* start *

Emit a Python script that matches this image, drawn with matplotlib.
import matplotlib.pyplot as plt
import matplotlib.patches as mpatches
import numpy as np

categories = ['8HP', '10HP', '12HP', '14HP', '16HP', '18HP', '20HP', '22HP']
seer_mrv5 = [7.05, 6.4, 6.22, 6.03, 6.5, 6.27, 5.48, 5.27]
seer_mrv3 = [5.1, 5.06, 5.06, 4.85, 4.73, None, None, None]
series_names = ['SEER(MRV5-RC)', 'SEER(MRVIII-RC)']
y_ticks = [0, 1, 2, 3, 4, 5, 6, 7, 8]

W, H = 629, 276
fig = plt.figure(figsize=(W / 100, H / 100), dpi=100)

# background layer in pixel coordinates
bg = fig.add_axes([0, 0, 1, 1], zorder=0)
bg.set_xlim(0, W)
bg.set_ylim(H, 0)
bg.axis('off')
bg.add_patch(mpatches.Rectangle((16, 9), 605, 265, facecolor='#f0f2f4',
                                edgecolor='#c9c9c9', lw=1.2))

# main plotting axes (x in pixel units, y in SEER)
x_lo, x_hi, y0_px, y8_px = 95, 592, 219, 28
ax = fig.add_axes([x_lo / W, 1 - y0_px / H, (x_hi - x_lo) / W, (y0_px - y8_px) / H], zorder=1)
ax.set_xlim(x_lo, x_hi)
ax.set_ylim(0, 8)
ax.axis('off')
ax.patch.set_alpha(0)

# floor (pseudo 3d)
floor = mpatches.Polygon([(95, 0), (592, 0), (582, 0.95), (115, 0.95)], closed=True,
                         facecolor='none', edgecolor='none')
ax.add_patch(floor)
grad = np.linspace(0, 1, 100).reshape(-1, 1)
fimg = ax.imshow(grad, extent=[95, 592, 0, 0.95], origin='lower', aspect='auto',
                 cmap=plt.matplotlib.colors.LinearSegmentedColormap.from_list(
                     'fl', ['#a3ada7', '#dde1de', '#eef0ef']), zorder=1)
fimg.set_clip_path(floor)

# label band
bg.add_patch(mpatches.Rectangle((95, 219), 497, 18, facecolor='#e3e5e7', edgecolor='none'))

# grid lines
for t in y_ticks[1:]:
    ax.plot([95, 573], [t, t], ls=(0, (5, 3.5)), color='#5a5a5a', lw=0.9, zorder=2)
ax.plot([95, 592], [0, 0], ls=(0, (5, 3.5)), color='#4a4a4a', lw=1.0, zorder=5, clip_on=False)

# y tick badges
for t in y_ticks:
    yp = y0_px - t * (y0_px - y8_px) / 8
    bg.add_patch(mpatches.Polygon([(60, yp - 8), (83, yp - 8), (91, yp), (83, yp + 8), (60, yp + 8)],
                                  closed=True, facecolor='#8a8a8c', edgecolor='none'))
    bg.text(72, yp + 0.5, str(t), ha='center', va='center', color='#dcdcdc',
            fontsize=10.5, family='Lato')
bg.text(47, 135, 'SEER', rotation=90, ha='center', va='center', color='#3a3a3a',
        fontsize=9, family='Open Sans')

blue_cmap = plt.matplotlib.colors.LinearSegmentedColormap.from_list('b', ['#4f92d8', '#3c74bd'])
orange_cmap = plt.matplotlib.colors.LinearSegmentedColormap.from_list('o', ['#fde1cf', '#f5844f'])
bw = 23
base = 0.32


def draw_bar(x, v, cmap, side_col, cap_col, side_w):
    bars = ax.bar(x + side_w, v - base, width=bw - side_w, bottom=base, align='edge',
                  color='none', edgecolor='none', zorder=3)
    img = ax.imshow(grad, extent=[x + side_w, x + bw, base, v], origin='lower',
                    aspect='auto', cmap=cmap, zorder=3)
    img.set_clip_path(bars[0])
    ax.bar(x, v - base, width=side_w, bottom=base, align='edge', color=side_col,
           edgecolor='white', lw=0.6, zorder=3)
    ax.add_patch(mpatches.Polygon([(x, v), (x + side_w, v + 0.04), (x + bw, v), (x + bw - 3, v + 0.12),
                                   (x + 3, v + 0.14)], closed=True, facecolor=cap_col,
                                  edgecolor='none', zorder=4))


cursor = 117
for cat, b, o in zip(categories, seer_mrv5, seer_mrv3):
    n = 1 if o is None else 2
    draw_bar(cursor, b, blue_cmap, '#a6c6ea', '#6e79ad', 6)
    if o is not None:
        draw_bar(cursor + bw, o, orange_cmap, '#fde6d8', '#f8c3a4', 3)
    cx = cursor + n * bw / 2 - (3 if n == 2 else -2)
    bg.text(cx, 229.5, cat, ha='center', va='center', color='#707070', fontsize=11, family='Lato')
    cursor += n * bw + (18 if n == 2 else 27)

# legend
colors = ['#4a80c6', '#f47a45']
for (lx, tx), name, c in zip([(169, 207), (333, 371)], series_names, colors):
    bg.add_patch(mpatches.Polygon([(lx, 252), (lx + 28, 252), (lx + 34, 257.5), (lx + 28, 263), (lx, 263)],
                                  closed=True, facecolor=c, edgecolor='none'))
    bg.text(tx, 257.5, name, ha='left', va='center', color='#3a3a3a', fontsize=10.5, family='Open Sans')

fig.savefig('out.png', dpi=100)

* end *

- [Problem to work on]
Go through the listing and print each line exactly as it appears.

- [Problem solution]
Emit a Python script that matches this image, drawn with matplotlib.
import matplotlib.pyplot as plt
import matplotlib.patches as mpatches
import numpy as np

categories = ['8HP', '10HP', '12HP', '14HP', '16HP', '18HP', '20HP', '22HP']
seer_mrv5 = [7.05, 6.4, 6.22, 6.03, 6.5, 6.27, 5.48, 5.27]
seer_mrv3 = [5.1, 5.06, 5.06, 4.85, 4.73, None, None, None]
series_names = ['SEER(MRV5-RC)', 'SEER(MRVIII-RC)']
y_ticks = [0, 1, 2, 3, 4, 5, 6, 7, 8]

W, H = 629, 276
fig = plt.figure(figsize=(W / 100, H / 100), dpi=100)

# background layer in pixel coordinates
bg = fig.add_axes([0, 0, 1, 1], zorder=0)
bg.set_xlim(0, W)
bg.set_ylim(H, 0)
bg.axis('off')
bg.add_patch(mpatches.Rectangle((16, 9), 605, 265, facecolor='#f0f2f4',
                                edgecolor='#c9c9c9', lw=1.2))

# main plotting axes (x in pixel units, y in SEER)
x_lo, x_hi, y0_px, y8_px = 95, 592, 219, 28
ax = fig.add_axes([x_lo / W, 1 - y0_px / H, (x_hi - x_lo) / W, (y0_px - y8_px) / H], zorder=1)
ax.set_xlim(x_lo, x_hi)
ax.set_ylim(0, 8)
ax.axis('off')
ax.patch.set_alpha(0)

# floor (pseudo 3d)
floor = mpatches.Polygon([(95, 0), (592, 0), (582, 0.95), (115, 0.95)], closed=True,
                         facecolor='none', edgecolor='none')
ax.add_patch(floor)
grad = np.linspace(0, 1, 100).reshape(-1, 1)
fimg = ax.imshow(grad, extent=[95, 592, 0, 0.95], origin='lower', aspect='auto',
                 cmap=plt.matplotlib.colors.LinearSegmentedColormap.from_list(
                     'fl', ['#a3ada7', '#dde1de', '#eef0ef']), zorder=1)
fimg.set_clip_path(floor)

# label band
bg.add_patch(mpatches.Rectangle((95, 219), 497, 18, facecolor='#e3e5e7', edgecolor='none'))

# grid lines
for t in y_ticks[1:]:
    ax.plot([95, 573], [t, t], ls=(0, (5, 3.5)), color='#5a5a5a', lw=0.9, zorder=2)
ax.plot([95, 592], [0, 0], ls=(0, (5, 3.5)), color='#4a4a4a', lw=1.0, zorder=5, clip_on=False)

# y tick badges
for t in y_ticks:
    yp = y0_px - t * (y0_px - y8_px) / 8
    bg.add_patch(mpatches.Polygon([(60, yp - 8), (83, yp - 8), (91, yp), (83, yp + 8), (60, yp + 8)],
                                  closed=True, facecolor='#8a8a8c', edgecolor='none'))
    bg.text(72, yp + 0.5, str(t), ha='center', va='center', color='#dcdcdc',
            fontsize=10.5, family='Lato')
bg.text(47, 135, 'SEER', rotation=90, ha='center', va='center', color='#3a3a3a',
        fontsize=9, family='Open Sans')

blue_cmap = plt.matplotlib.colors.LinearSegmentedColormap.from_list('b', ['#4f92d8', '#3c74bd'])
orange_cmap = plt.matplotlib.colors.LinearSegmentedColormap.from_list('o', ['#fde1cf', '#f5844f'])
bw = 23
base = 0.32


def draw_bar(x, v, cmap, side_col, cap_col, side_w):
    bars = ax.bar(x + side_w, v - base, width=bw - side_w, bottom=base, align='edge',
                  color='none', edgecolor='none', zorder=3)
    img = ax.imshow(grad, extent=[x + side_w, x + bw, base, v], origin='lower',
                    aspect='auto', cmap=cmap, zorder=3)
    img.set_clip_path(bars[0])
    ax.bar(x, v - base, width=side_w, bottom=base, align='edge', color=side_col,
           edgecolor='white', lw=0.6, zorder=3)
    ax.add_patch(mpatches.Polygon([(x, v), (x + side_w, v + 0.04), (x + bw, v), (x + bw - 3, v + 0.12),
                                   (x + 3, v + 0.14)], closed=True, facecolor=cap_col,
                                  edgecolor='none', zorder=4))


cursor = 117
for cat, b, o in zip(categories, seer_mrv5, seer_mrv3):
    n = 1 if o is None else 2
    draw_bar(cursor, b, blue_cmap, '#a6c6ea', '#6e79ad', 6)
    if o is not None:
        draw_bar(cursor + bw, o, orange_cmap, '#fde6d8', '#f8c3a4', 3)
    cx = cursor + n * bw / 2 - (3 if n == 2 else -2)
    bg.text(cx, 229.5, cat, ha='center', va='center', color='#707070', fontsize=11, family='Lato')
    cursor += n * bw + (18 if n == 2 else 27)

# legend
colors = ['#4a80c6', '#f47a45']
for (lx, tx), name, c in zip([(169, 207), (333, 371)], series_names, colors):
    bg.add_patch(mpatches.Polygon([(lx, 252), (lx + 28, 252), (lx + 34, 257.5), (lx + 28, 263), (lx, 263)],
                                  closed=True, facecolor=c, edgecolor='none'))
    bg.text(tx, 257.5, name, ha='left', va='center', color='#3a3a3a', fontsize=10.5, family='Open Sans')

fig.savefig('out.png', dpi=100)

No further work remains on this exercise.